* TASK DESCRIPTION
Report each line of the data that has "this" somewhere in it.

* RECORD LIST
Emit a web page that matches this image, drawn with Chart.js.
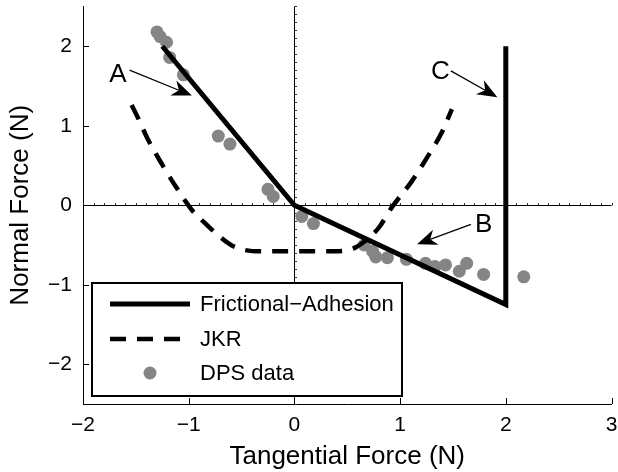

--

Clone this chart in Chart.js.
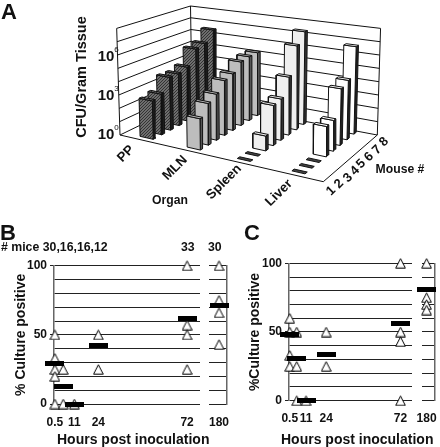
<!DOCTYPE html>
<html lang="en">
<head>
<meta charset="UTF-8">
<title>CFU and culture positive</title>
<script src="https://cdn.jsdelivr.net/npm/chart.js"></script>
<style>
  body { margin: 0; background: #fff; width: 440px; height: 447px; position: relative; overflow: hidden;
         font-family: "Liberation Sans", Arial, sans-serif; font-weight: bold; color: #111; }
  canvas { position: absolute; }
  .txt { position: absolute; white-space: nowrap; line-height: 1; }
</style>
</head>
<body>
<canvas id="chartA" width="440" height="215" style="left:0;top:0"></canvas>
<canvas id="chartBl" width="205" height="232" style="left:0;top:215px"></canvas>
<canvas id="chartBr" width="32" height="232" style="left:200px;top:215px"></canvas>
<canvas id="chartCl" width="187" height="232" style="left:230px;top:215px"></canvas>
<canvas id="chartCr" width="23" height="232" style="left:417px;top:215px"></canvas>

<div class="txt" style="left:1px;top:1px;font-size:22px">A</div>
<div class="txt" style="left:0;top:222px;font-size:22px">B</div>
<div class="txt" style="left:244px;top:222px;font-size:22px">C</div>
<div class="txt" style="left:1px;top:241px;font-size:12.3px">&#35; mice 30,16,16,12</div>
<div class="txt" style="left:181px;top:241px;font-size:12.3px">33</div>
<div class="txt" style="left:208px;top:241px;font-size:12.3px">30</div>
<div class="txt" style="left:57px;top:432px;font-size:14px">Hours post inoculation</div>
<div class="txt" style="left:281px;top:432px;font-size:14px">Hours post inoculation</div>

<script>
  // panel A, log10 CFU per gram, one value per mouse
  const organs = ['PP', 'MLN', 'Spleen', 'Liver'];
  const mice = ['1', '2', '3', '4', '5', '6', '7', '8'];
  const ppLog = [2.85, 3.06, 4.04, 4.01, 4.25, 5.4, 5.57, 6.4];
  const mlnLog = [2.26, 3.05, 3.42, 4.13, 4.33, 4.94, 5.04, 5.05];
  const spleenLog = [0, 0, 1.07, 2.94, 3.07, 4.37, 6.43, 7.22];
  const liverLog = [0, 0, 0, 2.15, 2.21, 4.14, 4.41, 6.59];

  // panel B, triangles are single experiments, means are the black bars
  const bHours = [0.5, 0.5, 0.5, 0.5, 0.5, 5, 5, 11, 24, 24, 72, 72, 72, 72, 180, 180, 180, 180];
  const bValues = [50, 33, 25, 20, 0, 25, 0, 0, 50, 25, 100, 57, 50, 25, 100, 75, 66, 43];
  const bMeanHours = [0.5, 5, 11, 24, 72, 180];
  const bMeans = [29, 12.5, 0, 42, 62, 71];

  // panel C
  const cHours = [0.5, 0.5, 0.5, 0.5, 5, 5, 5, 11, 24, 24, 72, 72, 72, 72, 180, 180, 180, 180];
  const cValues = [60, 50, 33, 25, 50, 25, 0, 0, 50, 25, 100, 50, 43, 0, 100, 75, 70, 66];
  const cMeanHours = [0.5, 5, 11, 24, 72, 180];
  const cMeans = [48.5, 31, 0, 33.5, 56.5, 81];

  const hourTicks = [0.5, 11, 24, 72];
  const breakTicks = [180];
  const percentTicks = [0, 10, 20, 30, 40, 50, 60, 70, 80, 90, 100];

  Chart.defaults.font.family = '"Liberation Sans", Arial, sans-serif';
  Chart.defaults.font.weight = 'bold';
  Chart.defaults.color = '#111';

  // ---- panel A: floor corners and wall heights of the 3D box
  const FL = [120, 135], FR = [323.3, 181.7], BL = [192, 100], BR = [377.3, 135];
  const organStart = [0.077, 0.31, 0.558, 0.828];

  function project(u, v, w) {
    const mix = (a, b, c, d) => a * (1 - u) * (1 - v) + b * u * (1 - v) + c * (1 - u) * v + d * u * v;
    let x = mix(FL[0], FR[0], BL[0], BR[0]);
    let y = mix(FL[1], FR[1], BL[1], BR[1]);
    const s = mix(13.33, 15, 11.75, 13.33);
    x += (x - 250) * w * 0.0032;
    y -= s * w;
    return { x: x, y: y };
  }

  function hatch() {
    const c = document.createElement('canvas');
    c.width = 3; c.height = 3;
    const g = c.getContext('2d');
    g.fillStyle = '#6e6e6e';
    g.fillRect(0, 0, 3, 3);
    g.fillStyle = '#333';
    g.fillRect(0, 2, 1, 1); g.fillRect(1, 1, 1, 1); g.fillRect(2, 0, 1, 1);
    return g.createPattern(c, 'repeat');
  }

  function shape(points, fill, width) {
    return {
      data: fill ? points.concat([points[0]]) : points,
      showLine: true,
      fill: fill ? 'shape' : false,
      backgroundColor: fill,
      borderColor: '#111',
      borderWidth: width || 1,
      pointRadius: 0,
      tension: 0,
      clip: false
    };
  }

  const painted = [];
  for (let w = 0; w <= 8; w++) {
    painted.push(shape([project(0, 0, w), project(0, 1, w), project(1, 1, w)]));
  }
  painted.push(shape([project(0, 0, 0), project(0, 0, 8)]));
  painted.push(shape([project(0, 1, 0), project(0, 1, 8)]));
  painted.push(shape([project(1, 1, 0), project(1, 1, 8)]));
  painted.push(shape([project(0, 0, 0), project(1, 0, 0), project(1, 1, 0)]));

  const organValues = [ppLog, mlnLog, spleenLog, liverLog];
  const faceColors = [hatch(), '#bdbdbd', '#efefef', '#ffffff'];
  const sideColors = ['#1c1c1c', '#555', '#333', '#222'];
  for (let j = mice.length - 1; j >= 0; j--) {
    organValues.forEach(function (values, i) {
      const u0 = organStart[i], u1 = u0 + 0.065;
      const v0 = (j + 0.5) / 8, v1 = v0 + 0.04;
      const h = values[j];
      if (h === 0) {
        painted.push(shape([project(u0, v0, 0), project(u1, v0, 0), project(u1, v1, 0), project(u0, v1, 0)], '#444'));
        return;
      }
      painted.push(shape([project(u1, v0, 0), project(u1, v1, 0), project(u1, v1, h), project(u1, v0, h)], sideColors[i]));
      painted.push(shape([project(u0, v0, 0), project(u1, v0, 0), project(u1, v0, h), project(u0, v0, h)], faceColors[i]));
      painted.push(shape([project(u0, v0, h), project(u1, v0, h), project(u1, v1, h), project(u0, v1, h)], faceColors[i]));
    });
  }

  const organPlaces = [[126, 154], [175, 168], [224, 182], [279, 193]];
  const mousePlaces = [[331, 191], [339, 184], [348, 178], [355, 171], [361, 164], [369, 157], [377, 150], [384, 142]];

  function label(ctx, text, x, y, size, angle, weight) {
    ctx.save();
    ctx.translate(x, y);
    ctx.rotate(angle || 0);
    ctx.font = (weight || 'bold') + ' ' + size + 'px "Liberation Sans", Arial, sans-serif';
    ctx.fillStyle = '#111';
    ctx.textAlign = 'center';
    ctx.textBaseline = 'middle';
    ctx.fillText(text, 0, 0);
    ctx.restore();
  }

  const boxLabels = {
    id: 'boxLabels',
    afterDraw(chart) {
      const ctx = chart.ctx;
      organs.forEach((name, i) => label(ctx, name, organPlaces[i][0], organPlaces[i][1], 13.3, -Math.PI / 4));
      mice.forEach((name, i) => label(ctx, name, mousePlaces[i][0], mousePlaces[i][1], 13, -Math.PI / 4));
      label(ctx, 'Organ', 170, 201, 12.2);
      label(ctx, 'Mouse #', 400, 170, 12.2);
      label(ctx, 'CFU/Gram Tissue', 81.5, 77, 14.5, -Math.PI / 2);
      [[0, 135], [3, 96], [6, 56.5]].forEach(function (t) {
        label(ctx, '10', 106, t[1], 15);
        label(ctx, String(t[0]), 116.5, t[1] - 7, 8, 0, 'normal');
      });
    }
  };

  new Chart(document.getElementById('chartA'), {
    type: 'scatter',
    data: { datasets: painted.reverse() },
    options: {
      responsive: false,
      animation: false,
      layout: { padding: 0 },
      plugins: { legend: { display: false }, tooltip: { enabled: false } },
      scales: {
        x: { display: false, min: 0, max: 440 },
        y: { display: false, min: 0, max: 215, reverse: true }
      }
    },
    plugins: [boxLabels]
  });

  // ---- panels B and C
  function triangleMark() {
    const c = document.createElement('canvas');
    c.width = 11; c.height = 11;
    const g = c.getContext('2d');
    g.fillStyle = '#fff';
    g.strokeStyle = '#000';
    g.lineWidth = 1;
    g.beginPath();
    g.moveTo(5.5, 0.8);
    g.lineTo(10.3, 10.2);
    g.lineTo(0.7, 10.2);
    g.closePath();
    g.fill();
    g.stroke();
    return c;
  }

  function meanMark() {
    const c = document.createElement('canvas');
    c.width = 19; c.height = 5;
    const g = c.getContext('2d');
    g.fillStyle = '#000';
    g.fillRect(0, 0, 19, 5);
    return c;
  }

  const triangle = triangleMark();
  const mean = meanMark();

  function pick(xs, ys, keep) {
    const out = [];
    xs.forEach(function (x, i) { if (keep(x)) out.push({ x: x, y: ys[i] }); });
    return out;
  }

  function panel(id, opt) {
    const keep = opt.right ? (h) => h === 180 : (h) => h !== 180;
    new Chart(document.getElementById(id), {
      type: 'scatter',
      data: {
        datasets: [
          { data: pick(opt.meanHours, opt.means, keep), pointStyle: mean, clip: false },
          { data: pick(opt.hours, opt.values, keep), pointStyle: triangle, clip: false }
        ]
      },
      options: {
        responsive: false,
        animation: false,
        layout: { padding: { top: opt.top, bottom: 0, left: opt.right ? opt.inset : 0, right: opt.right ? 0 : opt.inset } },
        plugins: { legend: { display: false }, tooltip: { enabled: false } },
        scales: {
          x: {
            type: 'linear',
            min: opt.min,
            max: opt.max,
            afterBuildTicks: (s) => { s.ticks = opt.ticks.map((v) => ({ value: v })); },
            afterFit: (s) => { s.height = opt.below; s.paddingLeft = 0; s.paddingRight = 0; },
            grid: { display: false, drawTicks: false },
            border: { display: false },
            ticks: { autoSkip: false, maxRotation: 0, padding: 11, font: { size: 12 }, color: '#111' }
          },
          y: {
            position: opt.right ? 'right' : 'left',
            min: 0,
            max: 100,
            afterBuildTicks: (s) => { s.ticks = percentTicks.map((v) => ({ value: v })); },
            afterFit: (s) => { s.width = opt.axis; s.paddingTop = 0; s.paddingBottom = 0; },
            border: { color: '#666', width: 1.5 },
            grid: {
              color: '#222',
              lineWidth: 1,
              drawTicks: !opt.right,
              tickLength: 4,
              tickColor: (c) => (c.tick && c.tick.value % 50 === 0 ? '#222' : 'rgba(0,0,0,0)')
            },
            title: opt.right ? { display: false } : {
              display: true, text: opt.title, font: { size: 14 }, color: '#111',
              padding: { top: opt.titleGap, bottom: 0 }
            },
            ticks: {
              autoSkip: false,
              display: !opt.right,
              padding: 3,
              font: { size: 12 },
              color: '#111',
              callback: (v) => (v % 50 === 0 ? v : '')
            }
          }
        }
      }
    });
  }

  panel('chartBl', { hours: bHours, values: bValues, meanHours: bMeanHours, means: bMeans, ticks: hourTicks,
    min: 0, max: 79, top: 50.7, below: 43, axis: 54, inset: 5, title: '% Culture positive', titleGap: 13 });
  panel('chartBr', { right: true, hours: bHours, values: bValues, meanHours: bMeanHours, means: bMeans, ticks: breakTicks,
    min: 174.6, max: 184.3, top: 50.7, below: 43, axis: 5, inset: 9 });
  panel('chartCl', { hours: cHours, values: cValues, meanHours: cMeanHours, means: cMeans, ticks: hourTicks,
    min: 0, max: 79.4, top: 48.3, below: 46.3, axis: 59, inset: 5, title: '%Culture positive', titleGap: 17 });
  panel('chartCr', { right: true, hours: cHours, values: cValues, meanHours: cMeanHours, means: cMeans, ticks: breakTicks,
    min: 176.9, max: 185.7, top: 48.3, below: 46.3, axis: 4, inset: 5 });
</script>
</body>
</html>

* EXPECTED OUTPUT
Emit a web page that matches this image, drawn with Chart.js.
Clone this chart in Chart.js.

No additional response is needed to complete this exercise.